“Friendships that are acquired at a price and not with greatness and nobility of spirit are bought, but they are not owned; and when the time comes they cannot be spent.”
This month's work might be called a classic, though we would be better served by inventing an adjective in English that means "famous by means of being continually controversial." Such a word is sorely needed in our online age of furor--but perpetual indignation is by no means a new idea, for this book has been furrowing brows since it was published in 1532.
Niccolo Machiavelli (1469-1527) lived in an age of change, amid a Europe that was slowly breaking all the old bonds of feudalism for the siren call of freedom in a modern nation-state.
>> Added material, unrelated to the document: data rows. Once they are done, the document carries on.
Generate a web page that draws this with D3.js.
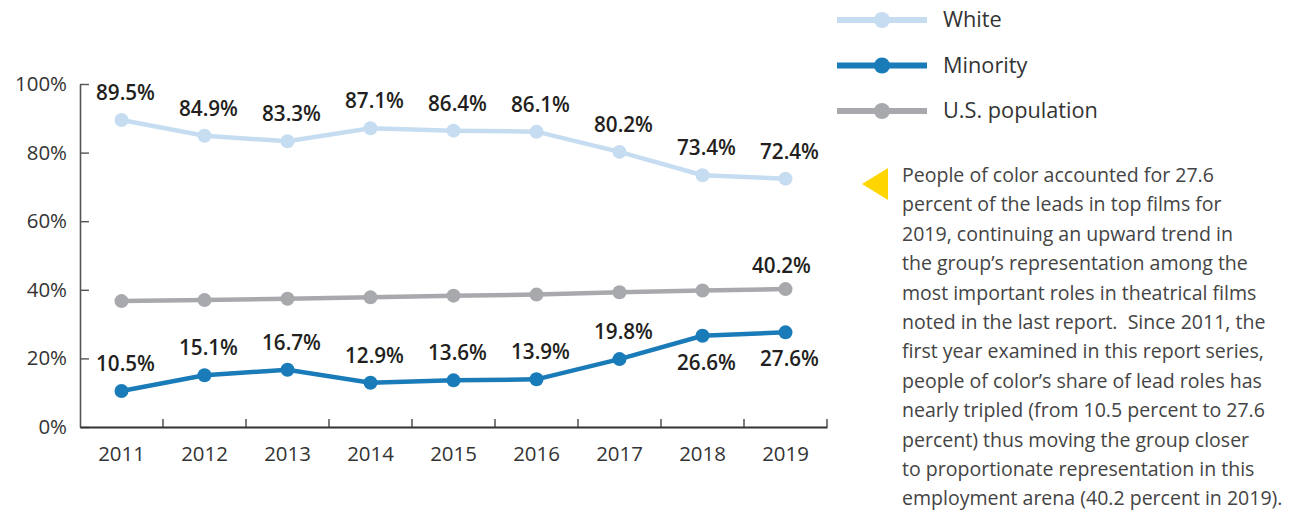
<!DOCTYPE html>
<html><head><meta charset="utf-8">
<script src="https://cdn.jsdelivr.net/npm/d3@7"></script>
<style>
html,body{margin:0;padding:0;background:#fff;}
svg{display:block;font-family:"Open Sans", Lato, sans-serif;}
</style></head>
<body><svg id="c" width="1289" height="510"></svg>
<script>
const years = ["2011","2012","2013","2014","2015","2016","2017","2018","2019"];
const white = [89.5,84.9,83.3,87.1,86.4,86.1,80.2,73.4,72.4];
const minority = [10.5,15.1,16.7,12.9,13.6,13.9,19.8,26.6,27.6];
const usPop = [36.7,37.0,37.4,37.8,38.3,38.6,39.3,39.8,40.2];
const yTicks = [0,20,40,60,80,100];
const seriesNames = ["White","Minority","U.S. population"];
const minorityLabelPos = ["above","above","above","above","above","above","above","below","below"];
const noteLines = [
 "People of color accounted for 27.6",
 "percent of the leads in top films for",
 "2019, continuing an upward trend in",
 "the group\u2019s representation among the",
 "most important roles in theatrical films",
 "noted in the last report.  Since 2011, the",
 "first year examined in this report series,",
 "people of color\u2019s share of lead roles has",
 "nearly tripled (from 10.5 percent to 27.6",
 "percent) thus moving the group closer",
 "to proportionate representation in this",
 "employment arena (40.2 percent in 2019)."
];

const colors = {"White":"#c6ddf1","Minority":"#1a7bb9","U.S. population":"#a8a9ad"};
const svg = d3.select("#c");
const x = d3.scaleBand().domain(years).range([80,827]);
const y = d3.scaleLinear().domain([0,100]).range([427,84]);

function fitSize(str, target, weight){
  const t = svg.append("text").attr("font-size",20).attr("font-weight",weight||400).style("white-space","pre").text(str);
  const w = t.node().getComputedTextLength(); t.remove();
  return 20*target/w;
}
const tickSize = fitSize("100%",52);
const labSize = fitSize("89.5%",59,600);
const legSize = fitSize("U.S. population",155);
const noteSize = fitSize(noteLines[0],312);

// y axis
const gy = svg.append("g").attr("transform","translate(80,0)")
 .call(d3.axisLeft(y).tickValues(yTicks).tickFormat(d=>d+"%").tickSize(-9).tickSizeOuter(0).tickPadding(13));
gy.select(".domain").attr("stroke","#555").attr("stroke-width",1.6);
gy.selectAll(".tick line").attr("stroke","#555").attr("stroke-width",1.4);
gy.selectAll("text").attr("font-size",tickSize).attr("fill","#333").attr("font-family","'Open Sans', sans-serif");

// x axis
const gx = svg.append("g").attr("transform","translate(0,427)")
 .call(d3.axisBottom(x).tickSize(0).tickPadding(19).tickSizeOuter(0));
gx.select(".domain").attr("stroke","#333").attr("stroke-width",2);
gx.selectAll("text").attr("font-size",tickSize).attr("fill","#333").attr("font-family","'Open Sans', sans-serif");
const bounds = years.slice(1).map(d=>x(d)).concat([x(years[years.length-1])+x.bandwidth()]);
svg.append("g").selectAll("line").data(bounds).join("line")
 .attr("x1",d=>d).attr("x2",d=>d).attr("y1",427).attr("y2",419)
 .attr("stroke","#444").attr("stroke-width",1.4);

const cx = d=>x(d)+x.bandwidth()/2;
const line = d3.line().x((d,i)=>cx(years[i])).y(d=>y(d));
const data = [["U.S. population",usPop],["White",white],["Minority",minority]];
data.forEach(([name,vals])=>{
  svg.append("path").datum(vals).attr("d",line).attr("fill","none")
   .attr("stroke",colors[name]).attr("stroke-width",4.5);
  svg.append("g").selectAll("circle").data(vals).join("circle")
   .attr("cx",(d,i)=>cx(years[i])).attr("cy",d=>y(d)).attr("r",7).attr("fill",colors[name]);
});

const labDx = 4;
const lab = svg.append("g").attr("font-size",labSize).attr("font-weight",600).attr("fill","#231f20").attr("text-anchor","middle");
white.forEach((v,i)=>{
  lab.append("text").attr("x",cx(years[i])+labDx).attr("y",y(v)-20).text(v.toFixed(1)+"%");
});
minority.forEach((v,i)=>{
  const below = minorityLabelPos[i]==="below";
  lab.append("text").attr("x",cx(years[i])+labDx).attr("y",below? y(v)+34 : y(v)-20).text(v.toFixed(1)+"%");
});
lab.append("text").attr("x",cx(years[8])-4).attr("y",y(usPop[8])-16).text(usPop[8].toFixed(1)+"%");

// legend
const leg = svg.append("g");
seriesNames.forEach((n,i)=>{
  const ly = 20 + i*45.5;
  leg.append("line").attr("x1",837).attr("x2",927).attr("y1",ly).attr("y2",ly).attr("stroke",colors[n]).attr("stroke-width",6);
  leg.append("circle").attr("cx",882).attr("cy",ly).attr("r",8).attr("fill",colors[n]);
  leg.append("text").attr("x",943).attr("y",ly+7).attr("font-size",legSize).attr("fill","#333").text(n);
});

// annotation
svg.append("path").attr("d","M862,184 L888,168 L888,200 Z").attr("fill","#ffd500");
svg.append("g").selectAll("text").data(noteLines).join("text")
 .attr("x",902).attr("y",(d,i)=>182+i*29.4).attr("font-size",noteSize).attr("fill","#444")
 .style("white-space","pre").text(d=>d);
</script></body></html>
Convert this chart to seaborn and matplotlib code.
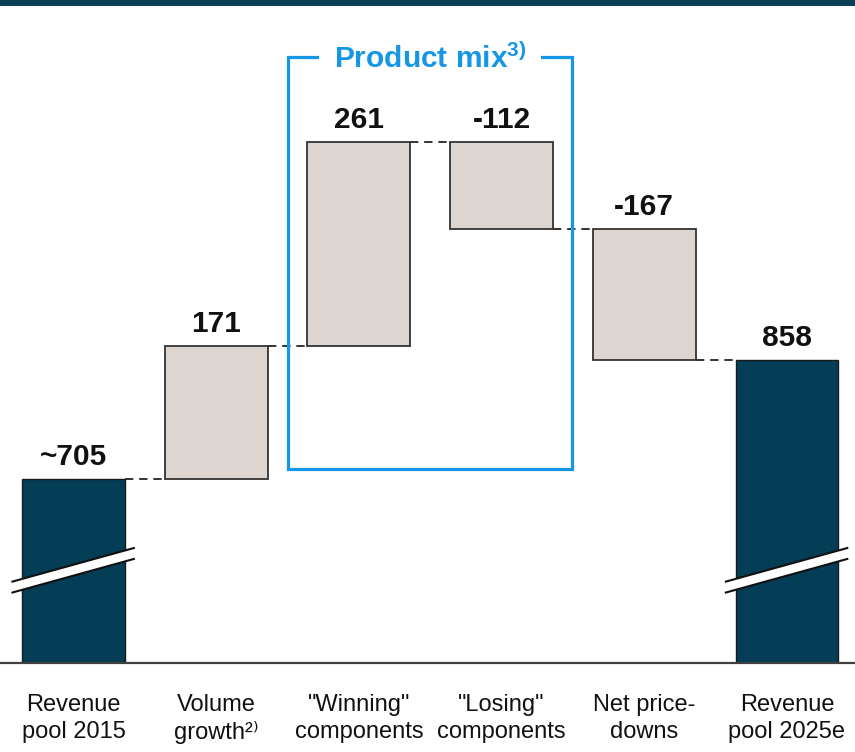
import matplotlib
matplotlib.use("Agg")
import matplotlib.pyplot as plt
from matplotlib.patches import Rectangle, Polygon
import numpy as np
import pandas as pd
import seaborn as sns

# ---- data -------------------------------------------------------------
categories = ["Revenue\npool 2015", "Volume\ngrowth\u00b2\u207e", "\"Winning\"\ncomponents",
              "\"Losing\"\ncomponents", "Net price-\ndowns", "Revenue\npool 2025e"]
start_value = 705
changes = [171, 261, -112, -167]
end_value = 858
value_labels = ["~705", "171", "261", "-112", "-167", "858"]
group_title = "Product mix$^{3)}$"
axis_floor = 469          # the value axis is broken: it starts here
break_low, break_high = 559, 573   # value of the break band at bar's left edge

# ---- styling ----------------------------------------------------------
sns.set_style("white")
plt.rcParams["font.family"] = ["Liberation Sans", "DejaVu Sans"]
plt.rcParams["mathtext.default"] = "regular"

NAVY = "#033d56"
SAND = "#ddd5cf"
BLUE = "#1597e5"
INK = "#111111"

# ---- waterfall geometry ----------------------------------------------
running = np.concatenate([[start_value], start_value + np.cumsum(changes)])
bottoms = [0] + [min(running[i], running[i + 1]) for i in range(len(changes))] + [0]
heights = [start_value] + [abs(c) for c in changes] + [end_value]
tops = [b + h for b, h in zip(bottoms, heights)]
levels = list(running)  # connector level after each bar

df = pd.DataFrame({"step": [f"s{i}" for i in range(len(categories))],
                   "height": heights})

fig = plt.figure(figsize=(8.55, 7.52), dpi=100)
ax = fig.add_axes([0, 89 / 752, 1, 663 / 752])

bar_w = 0.72
sns.barplot(data=df, x="step", y="height", bottom=bottoms, width=bar_w,
            color=SAND, ax=ax, zorder=2)
for i, p in enumerate(ax.patches):
    total = i in (0, len(categories) - 1)
    p.set_facecolor(NAVY if total else SAND)
    p.set_edgecolor("#1a1a1a" if total else "#333333")
    p.set_linewidth(1.0 if total else 1.3)

ax.set_xlim(-0.515, 5.477)
ax.set_ylim(axis_floor, 1319)

# dashed connectors between neighbouring bars
for i, lvl in enumerate(levels):
    ax.plot([i + bar_w / 2, i + 1 - bar_w / 2], [lvl, lvl], color=INK, lw=1.2,
            ls=(0, (5, 3.5)), zorder=1)

# axis-break marks on the two total bars
slope = 43.5 / 0.86
for i in (0, len(categories) - 1):
    xl, xr = i - 0.435, i + 0.43
    lo_l, hi_l = break_low, break_high
    lo_r, hi_r = lo_l + slope * (xr - xl), hi_l + slope * (xr - xl)
    ax.add_patch(Polygon([[xl, lo_l], [xr, lo_r], [xr, hi_r], [xl, hi_l]],
                         closed=True, facecolor="white", edgecolor="none", zorder=3))
    ax.plot([xl, xr], [lo_l, lo_r], color=INK, lw=1.5, zorder=4, solid_capstyle="butt")
    ax.plot([xl, xr], [hi_l, hi_r], color=INK, lw=1.5, zorder=4, solid_capstyle="butt")

# value labels
for i, (t, lab) in enumerate(zip(tops, value_labels)):
    ax.annotate(lab, (i, t), xytext=(0, 10), textcoords="offset points",
                ha="center", va="baseline", fontsize=21.5, fontweight="bold",
                color=INK, zorder=5)

# bracket around the product-mix steps
box_x0, box_x1 = 1.503, 3.493
box_y0, box_y1 = 718, 1246
ax.add_patch(Rectangle((box_x0, box_y0), box_x1 - box_x0, box_y1 - box_y0,
                       fill=False, edgecolor=BLUE, lw=2.3, zorder=6, clip_on=False))
ax.annotate(group_title, ((box_x0 + box_x1) / 2, box_y1), xytext=(0, -8),
            textcoords="offset points", ha="center", va="baseline",
            fontsize=21.5, fontweight="bold", color=BLUE,
            zorder=7, bbox=dict(boxstyle="square,pad=0.5", facecolor="white",
                                edgecolor="none"))

# axes cosmetics
for s in ("top", "left", "right"):
    ax.spines[s].set_visible(False)
ax.spines["bottom"].set_color("#404040")
ax.spines["bottom"].set_linewidth(1.6)
ax.set_yticks([])
ax.set_xticks(range(len(categories)))
ax.set_xticklabels(categories, fontsize=17, color=INK, linespacing=1.3)
ax.tick_params(axis="x", length=0, pad=22)
ax.set_xlabel("")
ax.set_ylabel("")

# dark rule along the top edge
fig.patches.append(Rectangle((0, 1 - 6 / 752), 1, 6 / 752, transform=fig.transFigure,
                             facecolor="#0b3f56", edgecolor="none"))

fig.savefig("out.png", dpi=100)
The humanists were once again diving into the delights of Latin and Greek classics, free of the dusty cloud of scholastic disputation. The Reformation was on the horizon. Columbus had just discovered new lands and peoples to the west. Artillery (and the gunpowder that made it roar) was sounding the death-knell of the armored knight and his towering castle. Merchants had more money than many blue-blooded and ancient kings. His native Italy was fractured into small city-states perpetually poking at one another under the covetous (and corrupt) eye of the Papacy in crumbling Rome, a city that had once ruled the continent. When all that had seemed certain for five slow centuries might crumble and fall, what was a leader--a politician as we would say--to do?
All Machiavelli really managed to do in his political career was tick off the wrong people and wind up in exile from his beloved Florence, never to hold political office again. But the fruit of his leisure was a little work call Il Principe that has thrilled--and horrified--readers ever since. In an age of ad fontes, Machiavelli claimed that Aristotle, Plato, and all the other creators of idyllic "cities in speech" were mistaken, and that his contemporaries erred in following them. For the real sources of statecraft were found in history, not philosophy--in Tacitus and Livy, not in Cicero and Plato. Rather than seeking "the good" a ruler should do whatever was necessary to become and stay strong--for only thus could he really protect and benefit himself and his people. And (if some more devious modern readings are correct) he specifically targeted the Roman Church and the pope as the ills the "Prince" should save his people from.
This is best read together with his Discourses on Livy which fills out and expands much of the brief material in The Prince. Together they are a thought-provoking pair, particularly in an age that has embraced their ethic wholesale. Did Old Nick really know what he was unleashing upon the continent?